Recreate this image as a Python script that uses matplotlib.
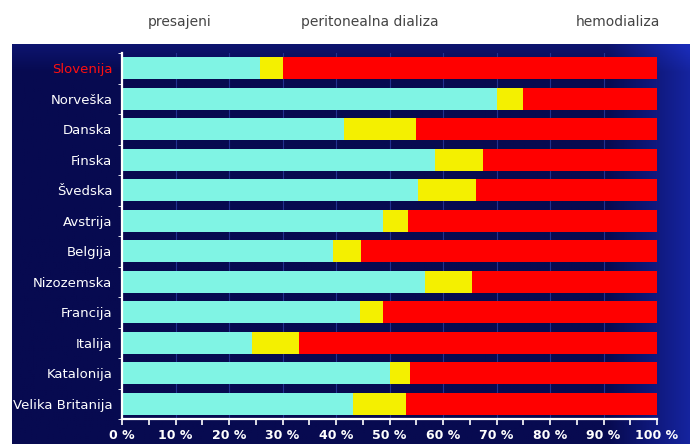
import numpy as np
import matplotlib
matplotlib.use("Agg")
import matplotlib.pyplot as plt
from matplotlib.ticker import MultipleLocator, FuncFormatter

countries = ["Slovenija", "Norveška", "Danska", "Finska", "Švedska", "Avstrija",
             "Belgija", "Nizozemska", "Francija", "Italija", "Katalonija",
             "Velika Britanija"]
presajeni = [25.8, 70.0, 41.5, 58.5, 55.3, 48.8, 39.5, 56.6, 44.5, 24.3, 50.1, 43.2]
peritonealna = [4.2, 5.0, 13.5, 9.0, 10.9, 4.7, 5.2, 8.8, 4.3, 8.8, 3.7, 9.9]
hemodializa = [100 - a - b for a, b in zip(presajeni, peritonealna)]
series_names = ["presajeni", "peritonealna dializa", "hemodializa"]
x_ticks = [0, 10, 20, 30, 40, 50, 60, 70, 80, 90, 100]

plt.rcParams["font.family"] = ["DejaVu Sans"]

W, H = 697, 444
fig = plt.figure(figsize=(W / 100, H / 100), dpi=100)
fig.patch.set_facecolor("white")

# dark navy panel with a brighter blue glow on the right
bg = fig.add_axes([12 / W, 0, (690 - 12) / W, 1 - 44 / H])
xx = np.linspace(0, 1, 300)
yy = np.linspace(0, 1, 200)
X, Y = np.meshgrid(xx, yy)
glow = np.clip((X - 0.88) / 0.12, 0, 1) * 0.75 + np.clip((Y - 0.93) / 0.07, 0, 1) * 0.3
c0 = np.array([0x07, 0x0a, 0x50]) / 255
c1 = np.array([0x1a, 0x2c, 0xb8]) / 255
img = c0[None, None, :] + (c1 - c0)[None, None, :] * np.clip(glow, 0, 1)[:, :, None]
bg.imshow(img, aspect="auto", extent=[0, 1, 0, 1], origin="lower")
bg.set_axis_off()

ax = fig.add_axes([122 / W, 1 - 419 / H, (657 - 122) / W, (419 - 53) / H])
ax.set_facecolor("none")

y = np.arange(len(countries))
colors = ["#80f4e4", "#f4f000", "#ff0000"]
left = np.zeros(len(countries))
for vals, col, name in zip([presajeni, peritonealna, hemodializa], colors, series_names):
    ax.barh(y, vals, left=left, height=0.72, color=col, edgecolor="none", label=name, zorder=2)
    left += np.array(vals)

ax.set_ylim(len(countries) - 0.5, -0.5)
ax.set_xlim(0, 100)

ax.set_xticks(x_ticks)
ax.xaxis.set_minor_locator(MultipleLocator(5))
ax.xaxis.set_major_formatter(FuncFormatter(lambda v, p: f"{int(v)} %"))
ax.tick_params(axis="x", which="both", colors="white", direction="out", labelsize=9,
               pad=3, length=4, width=1.2)
for lab in ax.get_xticklabels():
    lab.set_fontweight("bold")

ax.set_yticks(y)
ax.set_yticklabels(countries)
ax.set_yticks(np.arange(-0.5, len(countries), 1), minor=True)
ax.tick_params(axis="y", which="major", length=0, pad=7, labelsize=9.5, labelcolor="white")
ax.tick_params(axis="y", which="minor", length=3, color="white", direction="out")
ax.get_yticklabels()[0].set_color("#ff1010")

ax.grid(axis="x", color="#22318f", linewidth=0.8, zorder=0)
for s in ["top", "right"]:
    ax.spines[s].set_visible(False)
for s in ["left", "bottom"]:
    ax.spines[s].set_color("white")
    ax.spines[s].set_linewidth(1.6)

# series names printed above the panel
for name, xpix in zip(series_names, [180, 370, 618]):
    fig.text(xpix / W, 1 - 22 / H, name, ha="center", va="center",
             fontsize=10, color="#444444")

fig.savefig("out.png", dpi=100, facecolor="white")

**TASK STATEMENT**: Transcribe the whole listing, character for character, but not its images.

**RESULT**:
Recreate this image as a Python script that uses matplotlib.
import numpy as np
import matplotlib
matplotlib.use("Agg")
import matplotlib.pyplot as plt
from matplotlib.ticker import MultipleLocator, FuncFormatter

countries = ["Slovenija", "Norveška", "Danska", "Finska", "Švedska", "Avstrija",
             "Belgija", "Nizozemska", "Francija", "Italija", "Katalonija",
             "Velika Britanija"]
presajeni = [25.8, 70.0, 41.5, 58.5, 55.3, 48.8, 39.5, 56.6, 44.5, 24.3, 50.1, 43.2]
peritonealna = [4.2, 5.0, 13.5, 9.0, 10.9, 4.7, 5.2, 8.8, 4.3, 8.8, 3.7, 9.9]
hemodializa = [100 - a - b for a, b in zip(presajeni, peritonealna)]
series_names = ["presajeni", "peritonealna dializa", "hemodializa"]
x_ticks = [0, 10, 20, 30, 40, 50, 60, 70, 80, 90, 100]

plt.rcParams["font.family"] = ["DejaVu Sans"]

W, H = 697, 444
fig = plt.figure(figsize=(W / 100, H / 100), dpi=100)
fig.patch.set_facecolor("white")

# dark navy panel with a brighter blue glow on the right
bg = fig.add_axes([12 / W, 0, (690 - 12) / W, 1 - 44 / H])
xx = np.linspace(0, 1, 300)
yy = np.linspace(0, 1, 200)
X, Y = np.meshgrid(xx, yy)
glow = np.clip((X - 0.88) / 0.12, 0, 1) * 0.75 + np.clip((Y - 0.93) / 0.07, 0, 1) * 0.3
c0 = np.array([0x07, 0x0a, 0x50]) / 255
c1 = np.array([0x1a, 0x2c, 0xb8]) / 255
img = c0[None, None, :] + (c1 - c0)[None, None, :] * np.clip(glow, 0, 1)[:, :, None]
bg.imshow(img, aspect="auto", extent=[0, 1, 0, 1], origin="lower")
bg.set_axis_off()

ax = fig.add_axes([122 / W, 1 - 419 / H, (657 - 122) / W, (419 - 53) / H])
ax.set_facecolor("none")

y = np.arange(len(countries))
colors = ["#80f4e4", "#f4f000", "#ff0000"]
left = np.zeros(len(countries))
for vals, col, name in zip([presajeni, peritonealna, hemodializa], colors, series_names):
    ax.barh(y, vals, left=left, height=0.72, color=col, edgecolor="none", label=name, zorder=2)
    left += np.array(vals)

ax.set_ylim(len(countries) - 0.5, -0.5)
ax.set_xlim(0, 100)

ax.set_xticks(x_ticks)
ax.xaxis.set_minor_locator(MultipleLocator(5))
ax.xaxis.set_major_formatter(FuncFormatter(lambda v, p: f"{int(v)} %"))
ax.tick_params(axis="x", which="both", colors="white", direction="out", labelsize=9,
               pad=3, length=4, width=1.2)
for lab in ax.get_xticklabels():
    lab.set_fontweight("bold")

ax.set_yticks(y)
ax.set_yticklabels(countries)
ax.set_yticks(np.arange(-0.5, len(countries), 1), minor=True)
ax.tick_params(axis="y", which="major", length=0, pad=7, labelsize=9.5, labelcolor="white")
ax.tick_params(axis="y", which="minor", length=3, color="white", direction="out")
ax.get_yticklabels()[0].set_color("#ff1010")

ax.grid(axis="x", color="#22318f", linewidth=0.8, zorder=0)
for s in ["top", "right"]:
    ax.spines[s].set_visible(False)
for s in ["left", "bottom"]:
    ax.spines[s].set_color("white")
    ax.spines[s].set_linewidth(1.6)

# series names printed above the panel
for name, xpix in zip(series_names, [180, 370, 618]):
    fig.text(xpix / W, 1 - 22 / H, name, ha="center", va="center",
             fontsize=10, color="#444444")

fig.savefig("out.png", dpi=100, facecolor="white")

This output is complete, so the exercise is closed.